Channel-Aware Conditional Diffusion Model for Secure MU-MISO Communications
Tong Hui, Xiao Tang, Yichen Wang, Qinghe Du, Dusit Niyato, Zhu Han
TL;DR
The work targets physical-layer security in MU-MISO by maximizing the sum secrecy rate $R_{sum}^{sec} = \sum_k R_k^{sec}$ with $R_k^{sec} = (R_k - \max_l R_{l,k}^{e})^+$, where $R_k = \log_2\left(1 + \dfrac{|h_k^H w_k|^2}{\sum_{i \neq k} |h_k^H w_i|^2 + \sum_j |h_k^H v_j|^2 + \sigma_0^2 / P}\right)$ and $R_{l,k}^{e} = \log_2\left(1 + \dfrac{|h_{E,l}^H w_k|^2}{\sum_{i \neq k} |h_{E,l}^H w_i|^2 + \sum_j |h_{E,l}^H v_j|^2 + \sigma_0^2 / P}\right)$. The proposed channel-aware conditional diffusion model learns $P(\mathbf{u}|\mathbf{h})$ using a denoising U‑Net with CSI-embedded conditioning, enabling fast sampling of multiple high-quality beamforming and AN vectors via DDIM. Training combines a diffusion-learning stage with a mean-squared-error loss on predicted noise and a subsequent fine-tuning stage that optimizes the sum secrecy rate with a power-constraint penalty, producing the CDM-F variant. Empirical results show that CDM and CDM-F outperform traditional optimization (OPT) and fixed-AN baselines (RZF-NS) across varying user/eavesdropper configurations and noise levels, demonstrating robustness and potential for real-time physical-layer security in dynamic networks.
Abstract
While information securityis a fundamental requirement for wireless communications, conventional optimization based approaches often struggle with real-time implementation, and deep models, typically discriminative in nature, may lack the ability to cope with unforeseen scenarios.
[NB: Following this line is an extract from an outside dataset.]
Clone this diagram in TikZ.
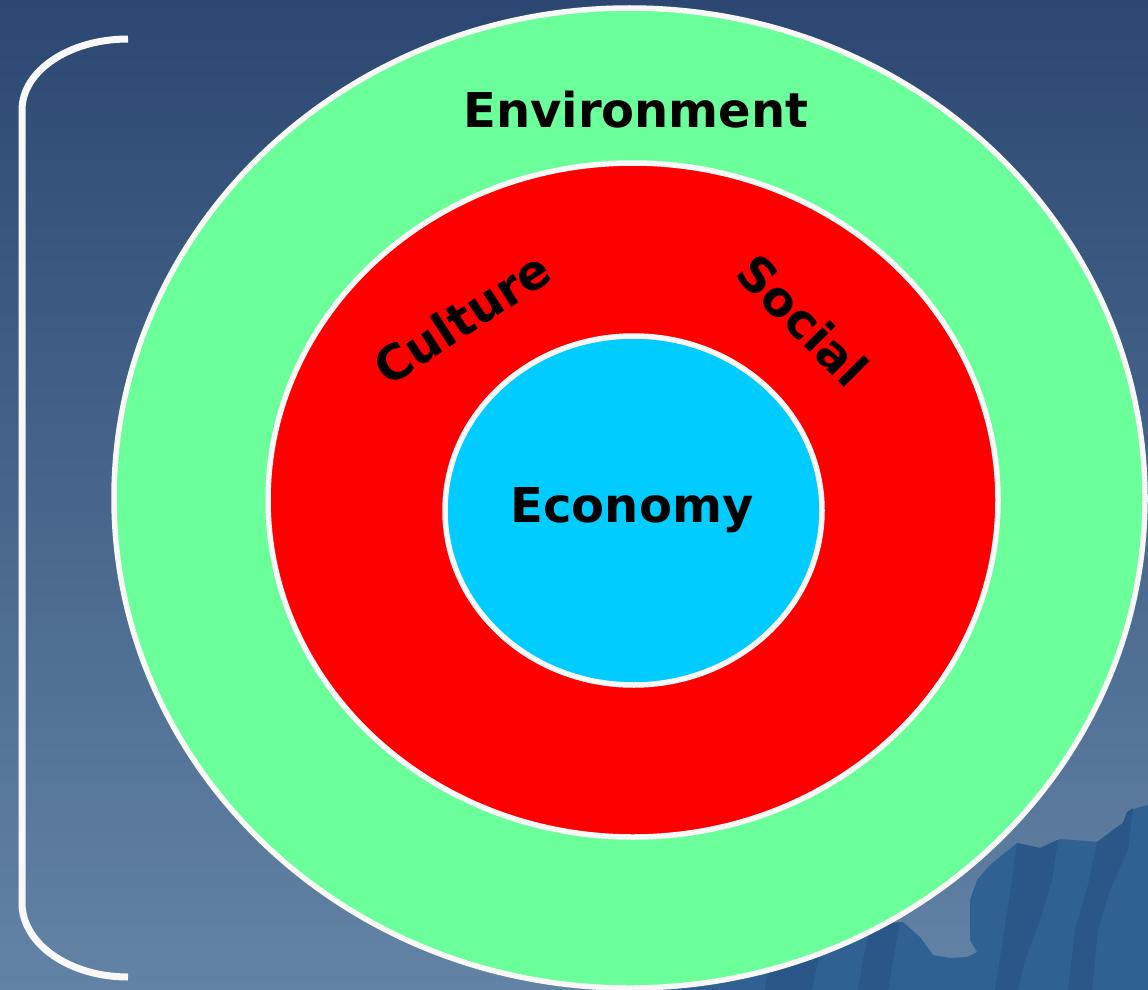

To address this challenge, this paper investigates the design of legitimate beamforming and artificial noise (AN) to achieve physical layer security by exploiting the conditional diffusion model. Specifically, we reformulate the security optimization as a conditional generative process, using a diffusion model to learn the inherent distribution of near-optimal joint beamforming and AN strategies. We employ a U-Net architecture with cross-attention to integrate channel state information, as the basis for the generative process. Moreover, we fine-tune the trained model using an objective incorporating the sum secrecy rate such that the security performance is further enhanced. Finally, simulation results validate the learning process convergence and demonstrate that the proposed generative method achieves superior secrecy performance across various scenarios as compared with the baselines.